Voor het relatief rustige zuiden van het land ziet tolk Mohammed de toekomst somber in. Extremistische sjiitische milities, zoals het al-Mahdi-leger van de geestelijke Muqtada al-Sadr, winnen aan macht. Medewerkers van de multinationale troepenmacht zijn in hun ogen verraders. Hussein: ‘Wij krijgen briefjes in de trant van: ‘we zullen je zoon ontvoeren’.’ Haider Samir (33) tolkte voor de CIMIC, de militair-civiele afdeling die verantwoordelijk was voor opbouwprojecten. ’Het al-Mahdi-leger liet me weten dat ze een fatwa zouden aanvragen bij hun leider om mij te vermoorden.’
Emigreren naar Holland óf een smak geld, graag
De situatie doet denken aan wat er met lokale Dutchbat-medewerkers in Srebrenica is gebeurd, toen die Bosnische moslimenclave in juli 1995 in handen viel van de Serviërs. Een tolk en een elektricien die geen hulp kregen van de Nederlanders worden sindsdien vermist.
Vluchtelingen
Hussein Habeed Mohammed (47) tolkte twintig maanden voor de marechaussee in al-Muthanna. ‘Toen ze vertrokken zeiden ze ‘dag’. Ik kreeg een pen met ‘Marechaussee’ erop gedrukt en een certificaat voor goed gedrag. Maar geen geweer om mijzelf en mijn familie te beschermen.’
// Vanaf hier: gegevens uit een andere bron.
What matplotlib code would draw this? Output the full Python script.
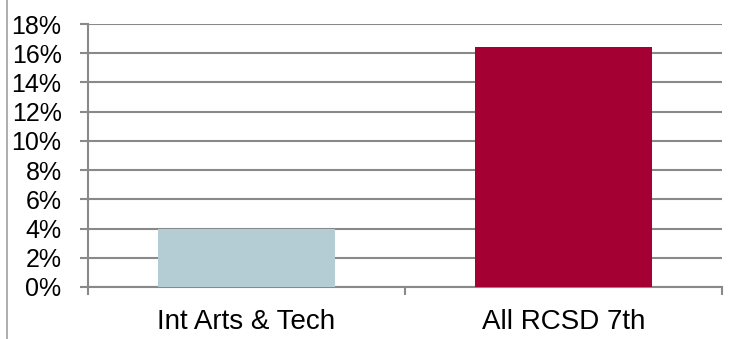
import matplotlib
matplotlib.use("Agg")
import matplotlib.pyplot as plt
from matplotlib.lines import Line2D
from matplotlib.ticker import FuncFormatter

categories = ["Int Arts & Tech", "All RCSD 7th"]
values = [4.0, 16.4]
bar_colors = ["#B4CDD4", "#A50034"]
y_ticks = [0, 2, 4, 6, 8, 10, 12, 14, 16, 18]

plt.rcParams["font.family"] = ["Liberation Sans", "DejaVu Sans"]

W, H = 730, 339
fig = plt.figure(figsize=(W / 100, H / 100), dpi=100)
ax = fig.add_axes([88 / W, (H - 287) / H, (722 - 88) / W, (287 - 24) / H])

grid_c = "#898989"
x = list(range(len(categories)))
ax.bar(x, values, width=0.56, color=bar_colors, zorder=3)

ax.set_xlim(-0.5, len(categories) - 0.5)
ax.set_ylim(0, 18)
ax.set_yticks(y_ticks)
ax.yaxis.set_major_formatter(FuncFormatter(lambda v, _: f"{v:.0f}%"))
ax.yaxis.grid(True, color=grid_c, linewidth=1.5, zorder=0)

ax.set_xticks(x)
ax.set_xticklabels(categories)
ax.set_xticks([-0.5, 0.5, 1.5], minor=True)
ax.tick_params(axis="x", which="major", length=0, pad=16, labelsize=20)
ax.tick_params(axis="x", which="minor", length=6, width=1.5, color=grid_c, direction="out")
ax.tick_params(axis="y", length=6, width=1.5, color=grid_c, pad=13, labelsize=18)

for s in ["top", "right"]:
    ax.spines[s].set_visible(False)
for s in ["left", "bottom"]:
    ax.spines[s].set_color(grid_c)
    ax.spines[s].set_linewidth(1.5)

# thin frame edge at the left of the figure
fig.add_artist(Line2D([7 / W, 7 / W], [0, 1], transform=fig.transFigure,
                      color="#A0A0A0", linewidth=1.2))

fig.savefig("out.png", dpi=100)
De tolken vinden dat Nederland ook nu nog verantwoordelijkheid moet dragen. Per slot van rekening werkten ze in opdracht van de regering in Den Haag. Ze hebben een voorstel: ‘Nederland betaalt mee aan onze verhuizing naar een andere provincie of stad óf neemt ons op als vluchteling.’
Nederland zou in dat geval in de pas lopen met andere SFIR-landen, zoals Groot-Brittannië en Polen. Die gaven hun tolken de keuze tussen geld en immigratie. Tolken bij de Amerikanen krijgen na een jaar dienstverband de mogelijkheid tot immigreren. Japan, dat tussen februari 2004 en juli 2006 ook in al-Muthanna werkte, gaf bij vertrek zijn tolken een bonus van ruim tweeduizend dollar. Volgens een tolk wil de helft van de ongeveer vijftig resterende vertalers naar Nederland. ‘Als daar werk is, zullen ze gaan. Als dat er niet is, blijven ze liever in Irak.’
Nieuw leven
Zijn collega Mohammed denkt dat driekwart liever geld ziet. ‘Om een nieuw leven te beginnen door een nihuis te kopen in een andere wijk of stad, waar ze niet weten dat je tolk bij de Nederlanders bent geweest.’
PvdA-Kamerlid en buitenlandwoordvoerder Martijn van Dam geeft als reactie: ‘Ik vind dat Defensie een zorgplicht heeft voor deze mensen. Ze hebben voor ons gewerkt en als ze om die reden nu in gevaar komen, dan hoort defensie een oplossing voor hen te zoeken.’
Volgens defensievoorlichter Robin Middel hebben slechts ‘enkele’ lokale Irakese tolken bij het vertrek van de Nederlandse troepen aangegeven dat zij veiligheidsproblemen hadden en zich zorgen maakten. ‘Voor zover zij op basis van individuele omstandigheden in aanmerking kwamen voor een verblijfsvergunning, is deze ook door de Immigratie- en Naturalisatie Dienst verstrekt.’